Reviso las redes sociales para ver cómo interpreta la opinión pública la guerra que hace más de una año está azotando al norte del Cauca y, de pronto, veo que una colega, a quien admiro un montón, escribe: “Estamos tan bien de seguridad en el gobierno de Iván Duque, que los periodistas otra vez dejamos lo importante por ir a cubrir la explosión de un carro bomba frente a la alcaldía de Corinto, Cauca”. Entonces sus letras me llevan a una profunda reflexión: ¿Qué es “lo importante” para el periodismo? Tal vez es porque me hallo fuera de allí, pero la violencia en mi país toma otra dimensión, una más alarmante: ¿Tendremos tan interiorizado, tan asumido como normal, vivir con el plomo, la metralla, el estallido de la dinamita como telón de fondo, que una bomba en el casco urbano de un pueblo rural que deja civiles heridos nos parece sí urgente pero no importante?
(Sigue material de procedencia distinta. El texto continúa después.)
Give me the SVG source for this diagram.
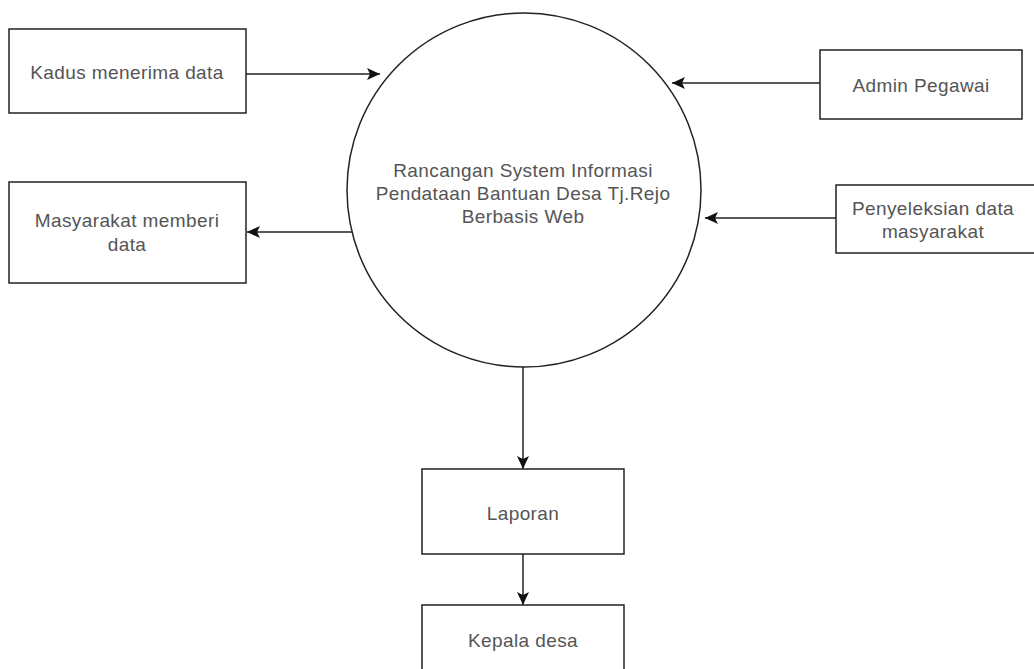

Cuando replico a mi colega y le digo que difiero con su punto de vista, esta me explica: «Me refiero a la violencia. Podríamos estar hablando de las condiciones de calidad de vida, del medio ambiente y de movilizaciones sociales en el Cauca. Pero la violencia eclipsa la agenda». Y pienso que tiene razón. Pero lo cierto es que desde antes del atentado —y de las muchas masacres que ya ha acumulado el Cauca desde finales del año pasado— el periodismo tampoco tenía en su “agenda”, por lo menos no de manera constante, lo que pasa en las regiones.
A la zona rural de Colombia le ha fallado la seguridad que debe garantizar el Estado pero también el periodismo. Sus comunidades llevan más de una año gritando por ayuda pero no pasamos de la indignación inmediata en redes sociales, y aunque hay iniciativas de comunicación que intentan poner en escena lo que acontece en la ruralidad, son pocas y no son suficientes. La guerra se recicla; los campesinos siguen huyendo, desplazándose forzadamente de sus territorios ; y los periodistas, un poco desde el escritorio, seguimos pensando que lo urgente y lo importante no tienen correlación.